Last week I was involved in a discussion with members of my department (both teaching and student) about the proposals for a restructure of the course. The staff wanted to know what we thought. There were (I think) three groups of roughly 10 people each who volunteered to learn more and offer criticisms or suggestions about this syllabus change. From this I’m led to believe that voluntary actions won’t work as well. Those at my meeting all had thoughts and opinions about the plans, and were keen to speak about it and discuss it. Students aren’t apathetic, they just need a push. If such meetings were compulsory (and I know of the difficulty of logistics) then I’m sure feedback would be useful as students would have concerns about their course, or university life in general.
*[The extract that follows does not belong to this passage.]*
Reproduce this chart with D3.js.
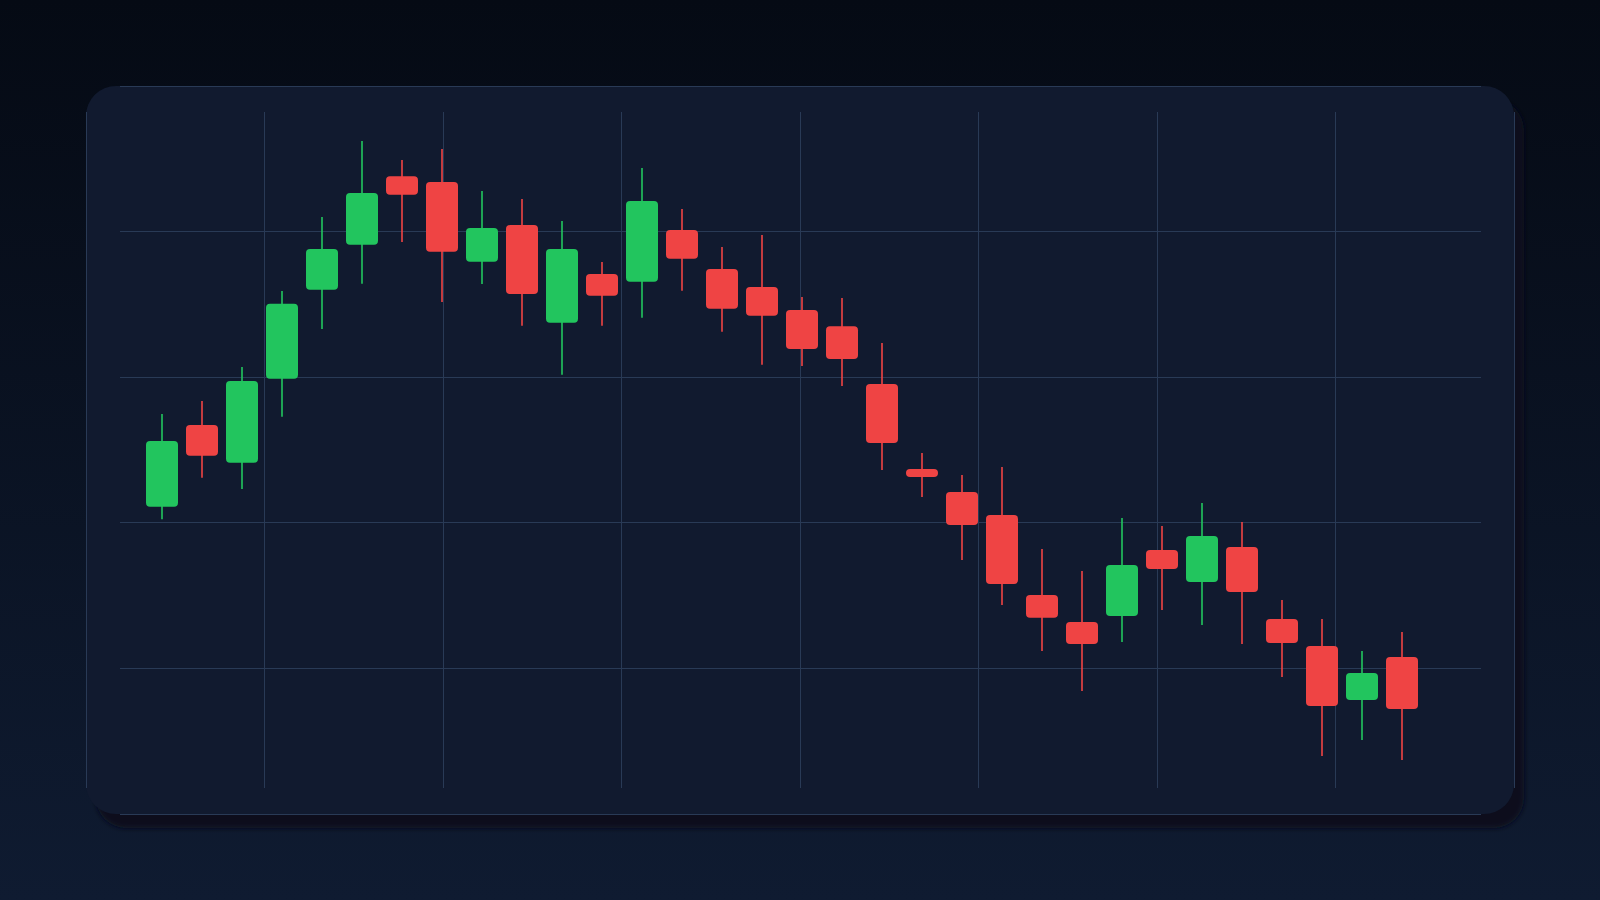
<!DOCTYPE html>
<html>
<head>
<meta charset="utf-8">
<script src="https://cdn.jsdelivr.net/npm/d3@7/dist/d3.min.js"></script>
<style>
  html, body { margin: 0; padding: 0; background: #070c17; overflow: hidden; }
  svg { display: block; }
</style>
</head>
<body>
<svg id="chart" width="1600" height="900"></svg>
<script>
// ---- data ----
const sessions = ["01","02","03","04","05","06","07","08","09","10","11","12","13","14","15","16",
                  "17","18","19","20","21","22","23","24","25","26","27","28","29","30","31","32"];
const openVals  = [121.11,126.72,124.13,129.90,136.01,139.10,143.80,143.41,137.93,140.45,133.74,137.09,136.56,140.11,137.43,136.19,
                   134.62,133.50,129.53,123.70,122.12,120.54,115.04,113.19,113.60,118.13,115.93,118.34,113.39,111.54,107.83,110.78];
const highVals  = [127.47,128.37,130.70,135.92,141.00,146.22,144.92,145.67,142.79,142.24,140.73,137.91,144.37,141.55,138.94,139.77,
                   135.51,135.44,132.35,124.79,123.28,123.83,118.20,116.69,120.33,119.78,121.36,120.05,114.70,113.39,111.20,112.50];
const lowVals   = [120.24,123.10,122.32,127.29,133.31,136.42,139.29,135.16,136.40,133.54,130.17,133.54,134.09,135.94,133.13,130.86,
                   130.77,129.40,123.63,121.77,117.44,114.35,111.20,108.45,111.81,114.01,112.98,111.68,109.41,103.98,105.08,103.71];
const closeVals = [125.62,124.61,129.74,135.05,138.80,142.65,142.53,138.62,140.25,135.71,138.80,135.60,142.10,138.14,134.70,134.22,
                   131.94,131.25,125.48,123.15,119.85,115.80,113.48,111.68,117.10,116.83,119.09,115.25,111.74,107.42,109.68,107.21];
const yTicks = [100,110,120,130,140,150];
const xGridCount = 8;

const candles = sessions.map((s, i) => ({
  s, o: openVals[i], h: highVals[i], l: lowVals[i], c: closeVals[i]
}));

// ---- layout ----
const W = 1600, H = 900;
const card = { x: 86, y: 86, w: 1428, h: 728, r: 30 };
const UP = "#22c55e", DOWN = "#ef4444";

const svg = d3.select("#chart");
const defs = svg.append("defs");

const bg = defs.append("linearGradient").attr("id", "bg")
  .attr("x1", 0).attr("y1", 0).attr("x2", 0).attr("y2", 1);
bg.append("stop").attr("offset", "0%").attr("stop-color", "#050a14");
bg.append("stop").attr("offset", "100%").attr("stop-color", "#0f1b31");

const blur = defs.append("filter").attr("id", "shadowBlur")
  .attr("x", "-5%").attr("y", "-5%").attr("width", "110%").attr("height", "115%");
blur.append("feGaussianBlur").attr("stdDeviation", 2.5);

svg.append("rect").attr("width", W).attr("height", H).attr("fill", "url(#bg)");

// card shadow
svg.append("rect")
  .attr("x", card.x + 10).attr("y", card.y + 14)
  .attr("width", card.w).attr("height", card.h)
  .attr("rx", card.r).attr("ry", card.r)
  .attr("fill", "#090f1c")
  .attr("filter", "url(#shadowBlur)");

// card
svg.append("rect")
  .attr("x", card.x).attr("y", card.y)
  .attr("width", card.w).attr("height", card.h)
  .attr("rx", card.r).attr("ry", card.r)
  .attr("fill", "#111a2f");

// ---- scales ----
const y = d3.scaleLinear().domain([100, 150]).range([card.y + card.h, card.y]);
const gx = d3.scaleLinear().domain([0, xGridCount]).range([card.x, card.x + card.w]);
const x = d3.scaleBand().domain(sessions).range([142, 1422]).paddingInner(0.2).paddingOuter(0.1);

// ---- grid ----
const grid = svg.append("g").attr("stroke", "#293a56").attr("stroke-width", 1);
grid.selectAll("line.h").data(yTicks).join("line").attr("class", "h")
  .attr("x1", 120).attr("x2", 1481)
  .attr("y1", d => Math.floor(y(d)) + 0.5).attr("y2", d => Math.floor(y(d)) + 0.5);
grid.selectAll("line.v").data(d3.range(xGridCount + 1)).join("line").attr("class", "v")
  .attr("y1", 112).attr("y2", 788)
  .attr("x1", d => Math.floor(gx(d)) + 0.5).attr("x2", d => Math.floor(gx(d)) + 0.5);

// ---- candles ----
const g = svg.append("g");
const bw = x.bandwidth();
const cg = g.selectAll("g.candle").data(candles).join("g").attr("class", "candle");

cg.append("line")
  .attr("x1", d => x(d.s) + bw / 2).attr("x2", d => x(d.s) + bw / 2)
  .attr("y1", d => y(d.h)).attr("y2", d => y(d.l))
  .attr("stroke", d => d.c >= d.o ? UP : DOWN)
  .attr("stroke-opacity", 0.8)
  .attr("stroke-width", 2);

cg.append("rect")
  .attr("x", d => x(d.s)).attr("width", bw)
  .attr("y", d => y(Math.max(d.o, d.c)))
  .attr("height", d => Math.max(1, Math.abs(y(d.o) - y(d.c))))
  .attr("rx", 4).attr("ry", 4)
  .attr("fill", d => d.c >= d.o ? UP : DOWN);
</script>
</body>
</html>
By making engagement compulsory, then maybe people could start getting enthused with things again.

It isn’t just small university admin-type politics either, there is no reason the Guild couldn’t have meetings, through the Guild Councillors, with the students to discuss things and give feedback on issues which affect them.

I’m just trying to propose some ideas with the main premise that people aren’t engaging because those in control do not engage with them in the first place. Improve communication, and I think you will go a long way towards improving politics.